Es ist die ausgesprochene Sinnlichkeit von Ute Kleins Flüssen, die eine solche Teilhabe ermöglicht. Die Flecken und Rinnsale heben sich als materielle Realität, als Substanz vom Grund ihres Trägers ab. Daher wirkt das Gezeigte nie als Darstellung oder Komposition im herkömmlichen Sinne, sondern als etwas Unmittelbares und Vertrautes, darin aber auch als etwas Prinzipielles. Wir sehen, wie Kräfte aufeinander stossen, wie Flüsse sich durchkreuzen oder eine Weile nebeneinander fliessen. Solch physikalisch bedingte Erscheinungen kann die Künstlerin teilweise durch den bewussten Einsatz spezifischer Farben und Zusätze beeinflussen, oft aber geht die Farbe «ihre eigenen Wege». Der Zufall, der das Leben und seinen Lauf bestimmt, prägt auch Kleins Flüsse und trägt zu ihrer lebendigen Wirkung bei.

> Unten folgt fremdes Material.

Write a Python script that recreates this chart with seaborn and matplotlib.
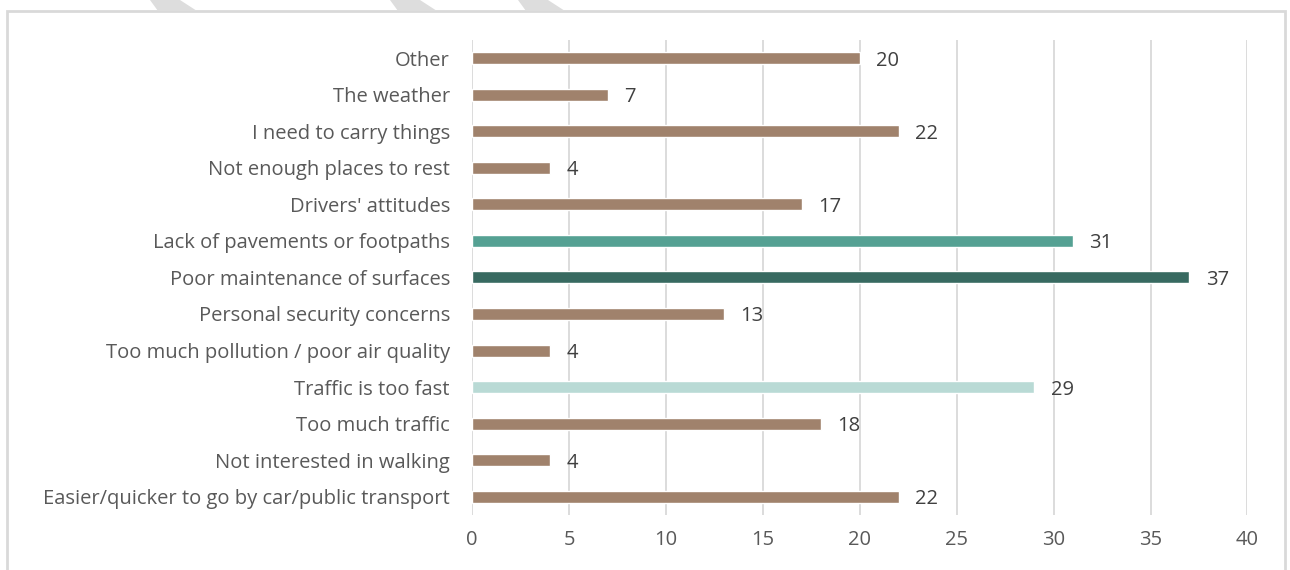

Beim Betrachten der Flüsse können sowohl natürliche Phänomene wie existentielle Prinzipien assoziiert werden. Dass die Werkgruppe in ganz unterschiedlichen Grössen überzeugt, etwa auch als riesige Wandmalereien wie bei einer kürzlichen Ausstellung in Vaduz, verdeutlicht den metaphorischen Charakter der Flüsse, denen wir in allen Formen und Grössen folgen können – solange wir uns auf sie einlassen, um bei solch lustvollem Treiben (und Zeit Vertreiben) die Zeit zu vergessen.

Christoph Vögele

FLOWS im Fluss des Lebens wünscht Ihnen die Familie Lienhard für das Jahr 2012.